The high-profile crisis that gripped the UK recycling industry last autumn and led to thousands of tonnes of unwanted waste being held in storage appears to have ended, with the latest figures revealing that prices for recyclable material have largely recovered.
According to the latest research from the government-backed Waste and Resources Action Programme (WRAP), there is currently demand for all kinds of recovered materials with prices in some areas having recovered to a level above the average achieved between 2004 and 2008.
Last November the UK recycling industry was thrown into crisis when firms in China that purchased the vast majority of UK paper and plastic waste for reprocessing stopped buying new material amid concern over falling demand for their end products.
The price of many materials subsequently collapsed to almost zero, with the price of a tonne of mixed paper and cardboard waste falling from about £70 a tonne to less than £10 a tonne in a matter of weeks. Some waste management firms reported that they could not find a buyer for their material and contingency plans were drawn up to store unwanted recyclable materials at disused warehouses and air fields.
However, according to the latest figures a tonne of newspaper waste is this week trading at £50 a tonne compared to an average price of £55 between 2004 and 2008, while all types of glass waste are priced at close to, or some cases even above, average prices.
Prices for some materials still remain well below last year's levels, with plastic bottles priced at £70 a tonne compared to an average of £156 a tonne and steel trading at £25, less than half the average price achieved over the past four years.
However, WRAP said that even in these areas prices are continuing to rise, adding that the "long-term market outlook would suggest that prices are beginning to stabilise".
The recovery in prices has been driven primarily by demand for high-quality sorted materials, with demand for paper and cardboard from UK, European and Indian paper mills proving particularly strong.
However, WRAP warned that ongoing economic concerns meant that a repeat of last year's collapse in prices could not be ruled out. It said that evidence from traders suggested that "fragility" remained in the Chinese market and as a result, prices for plastics and cardboard could come under pressure again.
In related news, WRAP has also announced that the UK's leading supermarkets exceeded their voluntary target to cut the environmental impact of their plastic carrier bags 25 per cent by the end of 2008.
According to the advisory body, supermarkets have delivered a 40 per cent reduction in the environmental impact of carrier bags, as measured by the reduction in the amount of virgin plastic used, and also cut the number of bags issued by 26 per cent.
Dr Liz Goodwin, chief executive of WRAP, said that credit for the improvement should be shared between consumers and retailers. "Consumers deserve congratulations for these results as they clearly show we are moving away from using bags once to re-using bags often," she said. "They are also a credit to retailers, who have worked hard to find innovative ways of helping us re-use our bags."
Jane Milne of the British Retail Consortium said the industry was now seeking to cut its environmental impact further by meeting an additional target to halve the number of bags taken by May this year. "We need every customer to help us by remembering their bags for life on planned shopping trips and, where they do need to take an ordinary carrier bag, re-using it on five or six shopping trips before returning it for recycling," she said.
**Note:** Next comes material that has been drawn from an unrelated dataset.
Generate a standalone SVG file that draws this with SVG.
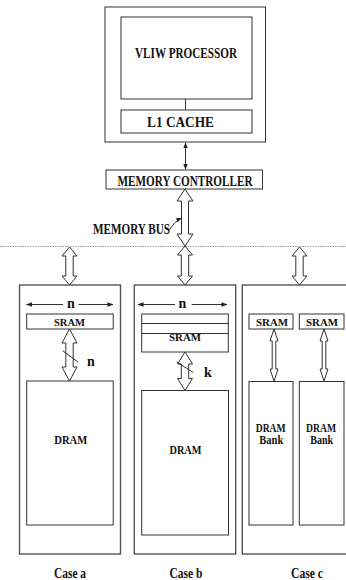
<svg xmlns="http://www.w3.org/2000/svg" width="346" height="580" viewBox="0 0 346 580">
<style>
.box{fill:#fff;stroke:#333;stroke-width:1}
.cbox{fill:#fff;stroke:#555;stroke-width:1.4}
.dbl{fill:#fff;stroke:#333;stroke-width:1;stroke-linejoin:miter}
.ln{stroke:#333;stroke-width:1;fill:none}
.t{font-family:"Liberation Serif","Times New Roman",serif;font-weight:bold;fill:#111;text-anchor:middle}
.s13{font-size:14px}
.s11{font-size:12px}
.s10{font-size:11px}
</style>
<defs>
<marker id="ah" viewBox="0 0 8 8" refX="7" refY="4" markerWidth="6" markerHeight="6" orient="auto-start-reverse" markerUnits="userSpaceOnUse">
<path d="M0,1 L8,4 L0,7 z" fill="#222"/>
</marker>
</defs>

<g id="processor">
<rect class="box" x="105" y="7" width="160.5" height="135"/>
</g>
<g id="vliw">
<rect class="box" x="121" y="17" width="131" height="82"/>
<text class="t s13" x="186" y="57.5" textLength="102" lengthAdjust="spacingAndGlyphs">VLIW PROCESSOR</text>
</g>
<g id="l1cache">
<rect class="box" x="121" y="110" width="131" height="23"/>
<text class="t s13" x="180.5" y="126.5" textLength="67" lengthAdjust="spacingAndGlyphs">L1 CACHE</text>
</g>
<g id="memctrl">
<rect class="box" x="106" y="170" width="156.5" height="19"/>
<text class="t s13" x="185" y="185.5" textLength="135" lengthAdjust="spacingAndGlyphs">MEMORY CONTROLLER</text>
</g>
<g id="membus">
<text class="t s13" x="131.5" y="233.5" textLength="77" lengthAdjust="spacingAndGlyphs">MEMORY BUS</text>
</g>

<g id="case-a">
<rect class="cbox" x="19.5" y="285" width="101" height="269"/>
<rect class="box" x="26.7" y="314" width="86.5" height="15"/>
<text class="t s10" x="69.5" y="325.5" textLength="31" lengthAdjust="spacingAndGlyphs">SRAM</text>
<rect class="box" x="26.7" y="381" width="86.5" height="144"/>
<text class="t s11" x="70.8" y="444" textLength="33" lengthAdjust="spacingAndGlyphs">DRAM</text>
<text class="t s13" x="71" y="308">n</text>
<text class="t s13" x="91" y="366">n</text>
<text class="t s13" x="70" y="578" textLength="32" lengthAdjust="spacingAndGlyphs">Case a</text>
</g>

<g id="case-b">
<rect class="cbox" x="134.3" y="285" width="101.4" height="269"/>
<rect class="box" x="141.7" y="314" width="86.6" height="38"/>
<line class="ln" x1="141.7" y1="323.5" x2="228.3" y2="323.5"/>
<line class="ln" x1="141.7" y1="333.5" x2="228.3" y2="333.5"/>
<text class="t s10" x="185" y="341" textLength="32" lengthAdjust="spacingAndGlyphs">SRAM</text>
<rect class="box" x="141.7" y="390.5" width="86.8" height="144.5"/>
<text class="t s11" x="185.5" y="454" textLength="32" lengthAdjust="spacingAndGlyphs">DRAM</text>
<text class="t s13" x="182.5" y="308">n</text>
<text class="t s13" x="208" y="377">k</text>
<text class="t s13" x="186" y="578" textLength="33" lengthAdjust="spacingAndGlyphs">Case b</text>
</g>

<g id="case-c">
<rect class="cbox" x="242.3" y="285" width="110" height="269"/>
<rect class="box" x="249" y="314" width="44" height="15"/>
<text class="t s10" x="272" y="325.5" textLength="32" lengthAdjust="spacingAndGlyphs">SRAM</text>
<rect class="box" x="299.3" y="314" width="44.7" height="15"/>
<text class="t s10" x="322" y="325.5" textLength="32" lengthAdjust="spacingAndGlyphs">SRAM</text>
<rect class="box" x="249" y="381.5" width="44" height="143.5"/>
<text class="t s11" x="270.7" y="431.5" textLength="30" lengthAdjust="spacingAndGlyphs">DRAM</text>
<text class="t s11" x="271.3" y="444" textLength="24" lengthAdjust="spacingAndGlyphs">Bank</text>
<rect class="box" x="299.3" y="381.5" width="44.7" height="143.5"/>
<text class="t s11" x="321" y="431.5" textLength="30" lengthAdjust="spacingAndGlyphs">DRAM</text>
<text class="t s11" x="321.7" y="444" textLength="23" lengthAdjust="spacingAndGlyphs">Bank</text>
<text class="t s13" x="307" y="578" textLength="32" lengthAdjust="spacingAndGlyphs">Case c</text>
</g>

<g id="connectors">
<line x1="0" y1="246.5" x2="346" y2="246.5" stroke="#999" stroke-width="1" stroke-dasharray="1.5,1"/>
<line class="ln" x1="185.5" y1="143" x2="185.5" y2="169" marker-start="url(#ah)" marker-end="url(#ah)"/>
<line class="ln" x1="185.5" y1="99" x2="185.5" y2="110"/>
<path class="ln" d="M169,230 Q175,221 181.5,218" marker-end="url(#ah)"/>
<polygon class="dbl" points="185,189 193,201 188.5,201 188.5,234 193,234 185,246 177,234 181.5,234 181.5,201 177,201"/>
<polygon class="dbl" points="185,246 192.5,255 188.7,255 188.7,276 192.5,276 185,285 177.5,276 181.3,276 181.3,255 177.5,255"/>
<polygon class="dbl" points="69.5,247 77,256 73.2,256 73.2,276 77,276 69.5,285 62,276 65.8,276 65.8,256 62,256"/>
<polygon class="dbl" points="299.5,247 307,256 303.2,256 303.2,276 307,276 299.5,285 292,276 295.8,276 295.8,256 292,256"/>
<polygon class="dbl" points="69.5,329 77,343 73.2,343 73.2,367 77,367 69.5,381 62,367 65.8,367 65.8,343 62,343"/>
<line class="ln" x1="62.7" y1="350.7" x2="78.3" y2="362.3"/>
<polygon class="dbl" points="185,352 192.5,364 188.7,364 188.7,378.5 192.5,378.5 185,390.5 177.5,378.5 181.3,378.5 181.3,364 177.5,364"/>
<line class="ln" x1="176.7" y1="362" x2="193.3" y2="372.5"/>
<polygon class="dbl" points="274,329 278,341 275.8,341 275.8,369 278,369 274,381 270,369 272.2,369 272.2,341 270,341"/>
<polygon class="dbl" points="324,329 328,341 325.8,341 325.8,369 328,369 324,381 320,369 322.2,369 322.2,341 320,341"/>
<line class="ln" x1="26.7" y1="304.5" x2="63" y2="304.5" marker-start="url(#ah)"/>
<line class="ln" x1="78.5" y1="304.5" x2="112.7" y2="304.5" marker-end="url(#ah)"/>
<line class="ln" x1="138.3" y1="304.5" x2="175" y2="304.5" marker-start="url(#ah)"/>
<line class="ln" x1="191.7" y1="304.5" x2="226.7" y2="304.5" marker-end="url(#ah)"/>
</g>
</svg>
In addition to efforts to curb the use of plastic bags, WRAP announced this week that the confectionery sector has managed to reduce the amount of Easter egg packaging, a common bugbear of environmentally aware consumers, by more than 25 per cent.
WRAP's Mark Barthel, who provided advice to the industry on how to cut the amount of packaging it uses, said that the improvements made in the past year demonstrated that "the industry is listening to customers and making changes that reduce the environmental impact of packaging". He added that "they are also gaining the cost benefits of materials savings and improvements in distribution efficiency".